Friday, February 7, 2014

Fall 2014 .. the Fashion Rx


I don’t see myself as a fashion designer. I see myself as a person in design.

The words of Reed Krakoff resonate in my mind as he amongst so many so called designers who seem to be far more concerned with the blah blah blah rather than the fashion. Simply said, there are too many people in design who fancy themselves designers and not enough fashion designers who live the business of fashion.

 

No matter the season, the year or the location, fashion designers seem to be travelling a route which leads to a destination of  generic fashion. This is not the generic fashion of let’s say a Walmart or JC Penny, but a new classification which is being embraced within the so called designer or top tier of fashion. What seems to be happening is that clothes are being designed in some communal design room that yields clothes which have no distinction. The clothes can bear almost any label and the only thing that sets them apart is their particular blah blah blah, a color, a fabrication and, of course, the label.

 

Whether in Europe or the USA or wherever there is a fashion week, we are experiencing a sameness that will not benefit anyone other than the fast fashion and down market brands. As a reasonably astute observer and participant in this business we call fashion, I would be hard pressed to differentiate between Prada, Proenza Schouler, Chloe, Reed Krakoff, Balenciaga, Alexander Wang and I am pretty sure the latest Ghesquiere vision for Louis Vuitton. Apparently designers seem to think there is safety in numbers and no reason to be individual in their approach.

 

With all this being said, please do not twist the words to think that stepping out from the crowd will solve and ensure notoriety; this is not a sure fire recipe for success.

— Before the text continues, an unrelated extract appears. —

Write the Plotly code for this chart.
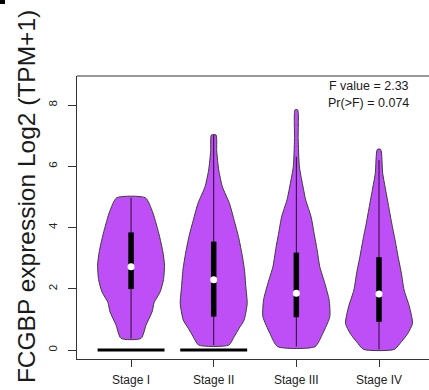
import plotly.graph_objects as go

# ---------------- data ----------------
stages = ["Stage I", "Stage II", "Stage III", "Stage IV"]

# violin outlines: expression levels and relative density (1 = widest point)
levels_I = [0.38, 0.82, 1.25, 1.55, 1.90, 2.30, 2.77, 3.21, 3.76, 4.24, 4.52, 4.97]
dens_I = [0.30, 0.45, 0.63, 0.69, 0.87, 0.97, 1.00, 0.95, 0.84, 0.72, 0.64, 0.43]

levels_II = [0.16, 0.43, 0.71, 0.98, 1.52, 2.07, 2.61, 3.16, 3.70, 4.24, 4.79, 5.33, 5.88, 6.50, 7.02]
dens_II = [0.45, 0.61, 0.76, 0.91, 1.00, 0.96, 0.92, 0.84, 0.74, 0.61, 0.47, 0.26, 0.15, 0.09, 0.07]

levels_III = [0.11, 0.54, 1.09, 1.63, 2.18, 2.72, 3.27, 3.81, 4.35, 4.90, 5.44, 5.99, 6.90, 7.84]
dens_III = [0.56, 0.79, 1.00, 0.98, 0.85, 0.70, 0.62, 0.53, 0.44, 0.28, 0.18, 0.09, 0.055, 0.04]

levels_IV = [0.02, 0.27, 0.54, 0.87, 1.41, 1.96, 2.50, 3.05, 3.59, 4.14, 4.68, 5.22, 5.77, 6.55]
dens_IV = [0.46, 0.67, 0.86, 1.00, 0.91, 0.75, 0.67, 0.57, 0.48, 0.38, 0.29, 0.20, 0.11, 0.05]

# box-plot statistics
q1 = [1.99, 1.09, 1.07, 0.92]
median = [2.72, 2.29, 1.85, 1.83]
q3 = [3.84, 3.54, 3.18, 3.03]
whisker_lo = [0.38, 0.16, 0.11, 0.02]
whisker_hi = [4.97, 7.02, 6.31, 6.20]

# horizontal bars drawn at zero for the first two stages
zero_bar_stages = ["Stage I", "Stage II"]
zero_bar_values = [0, 0]

y_ticks = [0, 2, 4, 6, 8]
f_value = 2.33
p_value = 0.074

# ---------------- styling ----------------
FONT = "Arial, Liberation Sans, sans-serif"
VIOLIN_FILL = "#BE4FF6"
OUTLINE = "#3a3a3a"
AXIS = "#333333"
HALF_WIDTH = 0.405  # half width of widest violin point in category units

levels_all = [levels_I, levels_II, levels_III, levels_IV]
dens_all = [dens_I, dens_II, dens_III, dens_IV]

fig = go.Figure()

for i, (lv, dn) in enumerate(zip(levels_all, dens_all)):
    pos = i + 1
    xs = [pos + d * HALF_WIDTH for d in dn] + [pos - d * HALF_WIDTH for d in reversed(dn)]
    ys = list(lv) + list(reversed(lv))
    xs.append(xs[0])
    ys.append(ys[0])
    fig.add_trace(go.Scatter(
        x=xs, y=ys, mode="lines", fill="toself", fillcolor=VIOLIN_FILL,
        line=dict(color=OUTLINE, width=1, shape="spline", smoothing=0.6),
        hoverinfo="skip", showlegend=False))

# zero bars
for st, v in zip(zero_bar_stages, zero_bar_values):
    pos = stages.index(st) + 1
    fig.add_trace(go.Scatter(
        x=[pos - HALF_WIDTH, pos + HALF_WIDTH], y=[v, v], mode="lines",
        line=dict(color="black", width=3), hoverinfo="skip", showlegend=False))

# whiskers, boxes, medians
for i in range(len(stages)):
    pos = i + 1
    fig.add_trace(go.Scatter(
        x=[pos, pos], y=[whisker_lo[i], whisker_hi[i]], mode="lines",
        line=dict(color="#2a0a33", width=1), hoverinfo="skip", showlegend=False))
    fig.add_trace(go.Scatter(
        x=[pos, pos], y=[q1[i], q3[i]], mode="lines",
        line=dict(color="black", width=5.5), hoverinfo="skip", showlegend=False))

fig.add_trace(go.Scatter(
    x=[i + 1 for i in range(len(stages))], y=median, mode="markers",
    marker=dict(color="white", size=7, line=dict(width=0)),
    hoverinfo="skip", showlegend=False))

fig.update_layout(
    width=429, height=390,
    margin=dict(l=77, r=0, t=76, b=31),
    paper_bgcolor="white", plot_bgcolor="white",
    font=dict(family=FONT, color="#222222"),
    showlegend=False,
    xaxis=dict(
        range=[0.346, 4.605], tickmode="array",
        tickvals=[i + 1 for i in range(len(stages))], ticktext=stages,
        showline=True, linecolor=AXIS, linewidth=1, mirror=False,
        ticks="outside", ticklen=7, tickcolor=AXIS, tickwidth=1,
        showgrid=False, zeroline=False,
        tickfont=dict(size=12, family=FONT, color="#222222"),
        ticklabelstandoff=3,
    ),
    yaxis=dict(
        range=[-0.294, 8.947], tickmode="array", tickvals=y_ticks,
        ticktext=[str(t) for t in y_ticks], tickangle=-90,
        showline=True, linecolor=AXIS, linewidth=1, mirror=False,
        ticks="outside", ticklen=8, tickcolor=AXIS, tickwidth=1,
        showgrid=False, zeroline=False,
        tickfont=dict(size=11.5, family=FONT, color="#222222"),
        ticklabelstandoff=6,
    ),
    shapes=[
        dict(type="line", xref="paper", yref="paper", x0=0, x1=1, y0=1, y1=1,
             line=dict(color=AXIS, width=1)),
        dict(type="rect", xref="paper", yref="paper",
             x0=-0.21875, x1=-0.2045, y0=1.2544, y1=1.27,
             fillcolor="black", line=dict(width=0)),
    ],
    annotations=[
        dict(text="FCGBP expression Log2 (TPM+1)", textangle=-90,
             xref="paper", yref="paper", x=0, y=0.572, xshift=-51,
             xanchor="center", yanchor="middle", showarrow=False,
             font=dict(size=24.5, family=FONT, color="#1a1a1a")),
        dict(text=f"F value = {f_value}", xref="paper", yref="paper",
             x=0.949, y=0.963, xanchor="right", yanchor="middle", showarrow=False,
             font=dict(size=12.5, family=FONT, color="#1a1a1a")),
        dict(text=f"Pr(>F) = {p_value}", xref="paper", yref="paper",
             x=0.949, y=0.906, xanchor="right", yanchor="middle", showarrow=False,
             font=dict(size=12.5, family=FONT, color="#1a1a1a")),
    ],
)

fig.write_html(
    "out.html",
    config={"displayModeBar": False},
    post_script=["document.body.style.margin='0';document.body.style.padding='0';"],
)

Think of this, instead of showing clothes that seems to be far more than just reminiscent of,  let’s say, Rick Owens (men’s or women’s)… why not harken back to great design as well as some sort of vision or trend. Fashion has never been about sameness or going with the flow; it has been a constantly evolving business which today  seems to be stagnating with “people in design” a rather than fashion designers.

 

Having seen many pre-fall women’s collections and many men’s fall collections, it became blatantly apparent that the business is broken and no one wants to fix it because the so call called media or fashion cognoscenti no longer reward originality and only applaud “designerless” looks and collections. Not everyone who spends money for top shelf fashion wants to fit in; not everyone wants the same shapeless (in women’s) and snug fitting (in men’s) silhouettes. Retailers complain that business stinks, inventories at clearance time are on the rise and the growing importance of outlet stores filled with mark downs is evidence that something needs to be fixed.

 

Creativity seems to be at an all-time low, with few exceptions, and what needs  to be remembered is that the true greats of fashion design were not super stars because they fit a mold, they were pioneers and free thinkers who had a vision based on their idealization of beauty and what women wanted..okay and men too. Today we seemingly only have clothes that are to appeal to size 2 robotic faceless women who for fall will wear anonymous shapeless and oversized clothes or pre-pubescent boys dressed up in oddly tight fitting suits or slovenly layered oversized garments.